Executive Voice
The Internet Is Forever: High School Chearleader’s Snapchat Forces SCOTUS Re-Evaluation of ‘Tinker’

PENNSYLVANIA – Right now, our legal landscape is faced with arguably, one of the most important legal questions to date, involving a high school student’s decision to post to Snapchat, a photo of she and her friend rebelling against the education system in a ‘snap.’
To all the state, appellate, and federal-level courts across the United States, the internet is forever. If you haven’t accepted it, it’s time, Neo.
Unfortunately, what our courts have a difficult time understanding is that whether they like it or not, they are going to have to eventually address how traditional legal precedent can live peacefully in today’s digital age.
In 2017, Brandy Levy, a 14-year-old Pennsylvania high school student and member of the varsity cheerleading team, took to social media one Saturday, posting a picture of herself and a friend on Snapchat with their middle fingers raised, along with the caption “Fuck school fuck softball fuck cheer fuck everything,” all off-campus.
The question of whether using Snapchat off-campus to engage in speech directed at the school falls under the Tinker holding from 1969, is back for re-examination.

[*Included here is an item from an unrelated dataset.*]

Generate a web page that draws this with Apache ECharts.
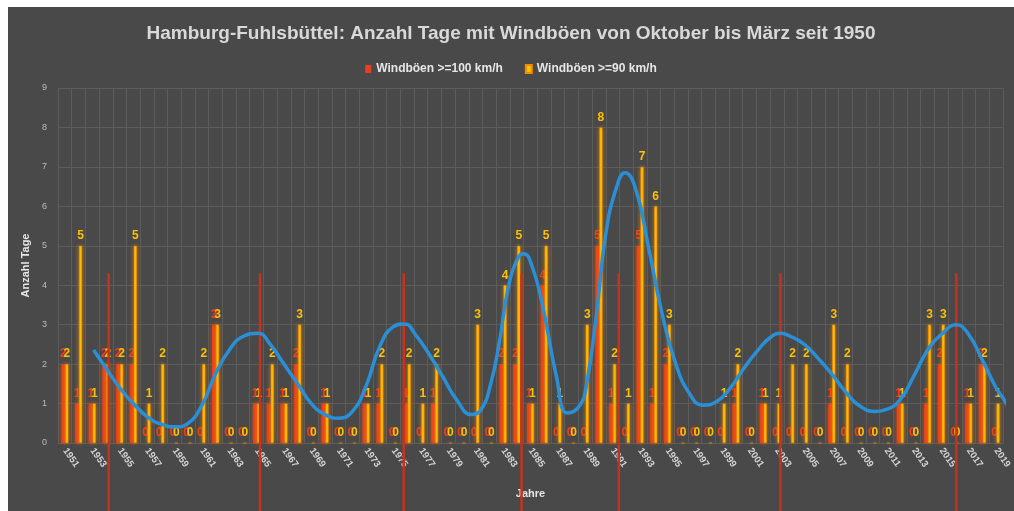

While Snapchat’s ‘snaps’ technically last for 24-hours, another cheerleader from Levy’s team took a screenshot of Levy’s snap and showed it to a cheerleading coach. Apparently, the cheerleading coaches met, determining that Levy’s snap “violated team and school rules,” resulting in Levy’s suspension from the cheerleading team for a year.
Levy: “Off-Campus Speech Doesn’t Fall Under Tinker“
In response, Levy and her parents took the suspension to federal court in Pennsylvania, arguing that Levy’s suspension violated the First Amendment, pursuant to Tinker, a 1969 landmark U.S. Supreme Court case that ruled public school officials can regulate speech that would “substantially disrupt the school’s work.”
READ: Tinker v. Des Moines Independent Community School District (1969)
The federal district court agreed with Levy, with the U.S. Court of Appeals for the 3rd Circuit upholding that decision. The court of appeals rejected the school board’s argument that Tinker applies to speech by students that “occurs off campus.”
School District: “The Internet Has Blurred Distinction Between ‘On-Campus’ and ‘Off-Campus’; We Have Power to Regulate Speech Directed at School, Wherever It Originates”
Last summer, the school district went to the Supreme Court, asking the justices to weigh in. The Justices agreed to hear the case Mahanoy Area School District v. B.L. in January 2021.
This case will very likely become a landmark decision on student speech on and off campus, as well as the role social media platforms like Snapchat play.
“This is the most momentous case in more than five decades involving student speech,” said Justin Driver, a Yale law professor and author of “The Schoolhouse Gate: Public Education, the Supreme Court, and the Battle for the American Mind,” in a statement to The Washington Post.
“Much of the speech from students is off-campus and increasingly online,” Driver said. “When I talk to school administrators, they consistently tell me that off-campus speech bedevils them, and the lower courts desperately need some guidance in this area.”
The First Amendment does not “force schools to ignore student speech that upends the campus environment simply because that speech originated off campus,” says a brief filed by Mahanoy Area School District, which upheld the school’s decision to kick Levy off the cheer squad.
The epidemic of online bullying and harassment is one that legislators and courts continue to struggle with, horrifically. For far too long, our courts have avoided creating new laws that could forever change the parameters of the First Amendment and Section 230 of the 1996 Communications Decency Act.
Snapchat In Hot Water Following Recent Federal Lawsuit For Failing to Protect Users
On Wednesday, Snap, Inc., the parent company to Snapchat suspended the popular question-answering apps, YOLO and LMK from its platform after being named in a federal lawsuit on Monday following the death and suicide of a 16-year-old teenager back in June 2020.
Filed in the Northern District of California, the federal lawsuit was brought by Kristin Bride, the mother of Carson Bride, a 16-year-old who was targeted online for many months through the YOLO and LMK apps, and co-plaintiff The Tyler Clementi Foundation, a nonprofit antibullying organization created by Jane Clementi, mother and voice to Tyler Clementi, who in 2010, took his own life and jumped off The George Washington Bridge after his roommate exposed him publicly for being homosexual.
Now is the time for online users, which include our very own Supreme Court Justices, to understand that the Internet is here and there’s no running from it. It surrounds us.
It is, as Morpheus once told Neo, the “desert of real.”